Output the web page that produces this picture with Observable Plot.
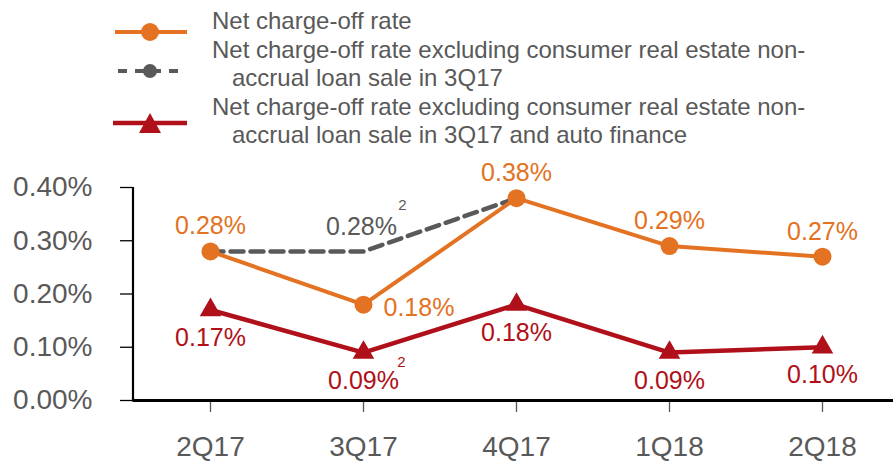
<!DOCTYPE html>
<html><head><meta charset="utf-8">
<script src="https://cdn.jsdelivr.net/npm/d3@7"></script>
<script src="https://cdn.jsdelivr.net/npm/@observablehq/plot@0.6"></script>
<style>
body{margin:0;background:#fff;font-family:"Liberation Sans",Arial,sans-serif;}
#wrap{width:893px;height:462px;position:relative;overflow:hidden}
#legend{position:relative;height:160px}
.lt{position:absolute;left:212px;top:7px;font-size:24px;line-height:28.5px;color:#595959;white-space:nowrap}
.ind{padding-left:20px}
.sw{position:absolute;left:113px}
#chart svg{display:block;overflow:visible}
</style></head><body>
<div id="wrap"><div id="legend"></div><div id="chart"></div></div>
<script>
const quarters = ["2Q17", "3Q17", "4Q17", "1Q18", "2Q18"];
const ncoRate = [0.28, 0.18, 0.38, 0.29, 0.27];
const ncoExSaleQuarters = ["2Q17", "3Q17", "4Q17"];
const ncoExSale = [0.28, 0.28, 0.38];
const ncoExSaleAuto = [0.17, 0.09, 0.18, 0.09, 0.10];
const yTicks = [0, 0.1, 0.2, 0.3, 0.4];
const noteQuarter = "3Q17";
const noteMark = "2";
const legendLabels = [
  ["Net charge-off rate"],
  ["Net charge-off rate excluding consumer real estate non-", "accrual loan sale in 3Q17"],
  ["Net charge-off rate excluding consumer real estate non-", "accrual loan sale in 3Q17 and auto finance"]
];

const ORANGE = "#E37222", GRAY = "#595959", RED = "#B01019", TXT = "#595959";
const fmt = v => v.toFixed(2) + "%";

// Legend
const legend = d3.select("#legend");
const lt = legend.append("div").attr("class", "lt");
legendLabels.forEach(lines => lines.forEach((l, j) => lt.append("div").attr("class", j ? "ind" : null).text(l)));
function swatch(cy) {
  return legend.append("svg").attr("class", "sw").attr("width", 76).attr("height", 30)
    .style("top", (cy - 15) + "px");
}
let s = swatch(32);
s.append("line").attr("x1", 2).attr("x2", 74).attr("y1", 15).attr("y2", 15).attr("stroke", ORANGE).attr("stroke-width", 4);
s.append("circle").attr("cx", 37).attr("cy", 15).attr("r", 9).attr("fill", ORANGE);
s = swatch(71);
s.append("line").attr("x1", 5).attr("x2", 70).attr("y1", 15).attr("y2", 15).attr("stroke", GRAY).attr("stroke-width", 4).attr("stroke-dasharray", "9,8");
s.append("circle").attr("cx", 37).attr("cy", 15).attr("r", 7).attr("fill", GRAY);
s = swatch(123);
s.append("line").attr("x1", 0).attr("x2", 74).attr("y1", 15).attr("y2", 15).attr("stroke", RED).attr("stroke-width", 4.5);
s.append("path").attr("d", "M37,5 L48,25 L26,25 Z").attr("fill", RED);

// Data tables
const rowsO = quarters.map((q, i) => ({q, v: ncoRate[i]}));
const rowsG = ncoExSaleQuarters.map((q, i) => ({q, v: ncoExSale[i]}));
const rowsR = quarters.map((q, i) => ({q, v: ncoExSaleAuto[i]}));

const ML = 133;
const chart = Plot.plot({
  width: 893, height: 302,
  marginLeft: ML, marginRight: 0, marginTop: 27, marginBottom: 62,
  style: {fontFamily: "Liberation Sans, Arial, sans-serif", fontSize: "28px", color: TXT, background: "transparent"},
  x: {type: "point", domain: quarters, padding: 0.48, align: 0.52, label: null},
  y: {domain: [0, 0.4], label: null},
  marks: [
    Plot.axisY({ticks: yTicks, tickSize: 13, tickPadding: 28, tickFormat: fmt, stroke: "#000", strokeWidth: 1.3, fill: TXT, fontSize: 28, label: null}),
    Plot.axisX({tickSize: 12, tickPadding: 24, stroke: TXT, strokeWidth: 1.3, fill: TXT, fontSize: 28, label: null}),
    Plot.ruleY([0], {stroke: "#000", strokeWidth: 3}),
    Plot.line(rowsG, {x: "q", y: "v", stroke: GRAY, strokeWidth: 4.5, strokeDasharray: "13,7"}),
    Plot.line(rowsO, {x: "q", y: "v", stroke: ORANGE, strokeWidth: 4}),
    Plot.dot(rowsO, {x: "q", y: "v", r: 9, fill: ORANGE}),
    Plot.line(rowsR, {x: "q", y: "v", stroke: RED, strokeWidth: 4.5}),
    Plot.dot(rowsR, {x: "q", y: "v", r: 8, symbol: "triangle", fill: RED}),
    Plot.text(rowsO.filter(d => d.q !== noteQuarter), {x: "q", y: "v", text: d => fmt(d.v), dy: -25, fill: ORANGE, fontSize: 25}),
    Plot.text(rowsO.filter(d => d.q === noteQuarter), {x: "q", y: "v", text: d => fmt(d.v), dx: 20, dy: 3, textAnchor: "start", fill: ORANGE, fontSize: 25}),
    Plot.text(rowsG.filter(d => d.q === noteQuarter), {x: "q", y: "v", text: d => fmt(d.v), dx: -2, dy: -24, fill: GRAY, fontSize: 25}),
    Plot.text(rowsG.filter(d => d.q === noteQuarter), {x: "q", y: "v", text: () => noteMark, dx: 39, dy: -46, fill: GRAY, fontSize: 15}),
    Plot.text(rowsR, {x: "q", y: "v", text: d => fmt(d.v), dy: 28, fill: RED, fontSize: 25}),
    Plot.text(rowsR.filter(d => d.q === noteQuarter), {x: "q", y: "v", text: () => noteMark, dx: 38, dy: 10, fill: RED, fontSize: 15})
  ]
});
// vertical y-axis domain line, placed through the y scale
const ys = chart.scale("y");
d3.select(chart).append("line")
  .attr("x1", ML).attr("x2", ML)
  .attr("y1", ys.apply(yTicks[yTicks.length - 1])).attr("y2", ys.apply(0) + 1.5)
  .attr("stroke", "#000").attr("stroke-width", 2.2);
document.getElementById("chart").appendChild(chart);
</script>
</body></html>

DIRECTION
Drop the images and repeat the data exactly.

THE RESULT
Output the web page that produces this picture with Observable Plot.
<!DOCTYPE html>
<html><head><meta charset="utf-8">
<script src="https://cdn.jsdelivr.net/npm/d3@7"></script>
<script src="https://cdn.jsdelivr.net/npm/@observablehq/plot@0.6"></script>
<style>
body{margin:0;background:#fff;font-family:"Liberation Sans",Arial,sans-serif;}
#wrap{width:893px;height:462px;position:relative;overflow:hidden}
#legend{position:relative;height:160px}
.lt{position:absolute;left:212px;top:7px;font-size:24px;line-height:28.5px;color:#595959;white-space:nowrap}
.ind{padding-left:20px}
.sw{position:absolute;left:113px}
#chart svg{display:block;overflow:visible}
</style></head><body>
<div id="wrap"><div id="legend"></div><div id="chart"></div></div>
<script>
const quarters = ["2Q17", "3Q17", "4Q17", "1Q18", "2Q18"];
const ncoRate = [0.28, 0.18, 0.38, 0.29, 0.27];
const ncoExSaleQuarters = ["2Q17", "3Q17", "4Q17"];
const ncoExSale = [0.28, 0.28, 0.38];
const ncoExSaleAuto = [0.17, 0.09, 0.18, 0.09, 0.10];
const yTicks = [0, 0.1, 0.2, 0.3, 0.4];
const noteQuarter = "3Q17";
const noteMark = "2";
const legendLabels = [
  ["Net charge-off rate"],
  ["Net charge-off rate excluding consumer real estate non-", "accrual loan sale in 3Q17"],
  ["Net charge-off rate excluding consumer real estate non-", "accrual loan sale in 3Q17 and auto finance"]
];

const ORANGE = "#E37222", GRAY = "#595959", RED = "#B01019", TXT = "#595959";
const fmt = v => v.toFixed(2) + "%";

// Legend
const legend = d3.select("#legend");
const lt = legend.append("div").attr("class", "lt");
legendLabels.forEach(lines => lines.forEach((l, j) => lt.append("div").attr("class", j ? "ind" : null).text(l)));
function swatch(cy) {
  return legend.append("svg").attr("class", "sw").attr("width", 76).attr("height", 30)
    .style("top", (cy - 15) + "px");
}
let s = swatch(32);
s.append("line").attr("x1", 2).attr("x2", 74).attr("y1", 15).attr("y2", 15).attr("stroke", ORANGE).attr("stroke-width", 4);
s.append("circle").attr("cx", 37).attr("cy", 15).attr("r", 9).attr("fill", ORANGE);
s = swatch(71);
s.append("line").attr("x1", 5).attr("x2", 70).attr("y1", 15).attr("y2", 15).attr("stroke", GRAY).attr("stroke-width", 4).attr("stroke-dasharray", "9,8");
s.append("circle").attr("cx", 37).attr("cy", 15).attr("r", 7).attr("fill", GRAY);
s = swatch(123);
s.append("line").attr("x1", 0).attr("x2", 74).attr("y1", 15).attr("y2", 15).attr("stroke", RED).attr("stroke-width", 4.5);
s.append("path").attr("d", "M37,5 L48,25 L26,25 Z").attr("fill", RED);

// Data tables
const rowsO = quarters.map((q, i) => ({q, v: ncoRate[i]}));
const rowsG = ncoExSaleQuarters.map((q, i) => ({q, v: ncoExSale[i]}));
const rowsR = quarters.map((q, i) => ({q, v: ncoExSaleAuto[i]}));

const ML = 133;
const chart = Plot.plot({
  width: 893, height: 302,
  marginLeft: ML, marginRight: 0, marginTop: 27, marginBottom: 62,
  style: {fontFamily: "Liberation Sans, Arial, sans-serif", fontSize: "28px", color: TXT, background: "transparent"},
  x: {type: "point", domain: quarters, padding: 0.48, align: 0.52, label: null},
  y: {domain: [0, 0.4], label: null},
  marks: [
    Plot.axisY({ticks: yTicks, tickSize: 13, tickPadding: 28, tickFormat: fmt, stroke: "#000", strokeWidth: 1.3, fill: TXT, fontSize: 28, label: null}),
    Plot.axisX({tickSize: 12, tickPadding: 24, stroke: TXT, strokeWidth: 1.3, fill: TXT, fontSize: 28, label: null}),
    Plot.ruleY([0], {stroke: "#000", strokeWidth: 3}),
    Plot.line(rowsG, {x: "q", y: "v", stroke: GRAY, strokeWidth: 4.5, strokeDasharray: "13,7"}),
    Plot.line(rowsO, {x: "q", y: "v", stroke: ORANGE, strokeWidth: 4}),
    Plot.dot(rowsO, {x: "q", y: "v", r: 9, fill: ORANGE}),
    Plot.line(rowsR, {x: "q", y: "v", stroke: RED, strokeWidth: 4.5}),
    Plot.dot(rowsR, {x: "q", y: "v", r: 8, symbol: "triangle", fill: RED}),
    Plot.text(rowsO.filter(d => d.q !== noteQuarter), {x: "q", y: "v", text: d => fmt(d.v), dy: -25, fill: ORANGE, fontSize: 25}),
    Plot.text(rowsO.filter(d => d.q === noteQuarter), {x: "q", y: "v", text: d => fmt(d.v), dx: 20, dy: 3, textAnchor: "start", fill: ORANGE, fontSize: 25}),
    Plot.text(rowsG.filter(d => d.q === noteQuarter), {x: "q", y: "v", text: d => fmt(d.v), dx: -2, dy: -24, fill: GRAY, fontSize: 25}),
    Plot.text(rowsG.filter(d => d.q === noteQuarter), {x: "q", y: "v", text: () => noteMark, dx: 39, dy: -46, fill: GRAY, fontSize: 15}),
    Plot.text(rowsR, {x: "q", y: "v", text: d => fmt(d.v), dy: 28, fill: RED, fontSize: 25}),
    Plot.text(rowsR.filter(d => d.q === noteQuarter), {x: "q", y: "v", text: () => noteMark, dx: 38, dy: 10, fill: RED, fontSize: 15})
  ]
});
// vertical y-axis domain line, placed through the y scale
const ys = chart.scale("y");
d3.select(chart).append("line")
  .attr("x1", ML).attr("x2", ML)
  .attr("y1", ys.apply(yTicks[yTicks.length - 1])).attr("y2", ys.apply(0) + 1.5)
  .attr("stroke", "#000").attr("stroke-width", 2.2);
document.getElementById("chart").appendChild(chart);
</script>
</body></html>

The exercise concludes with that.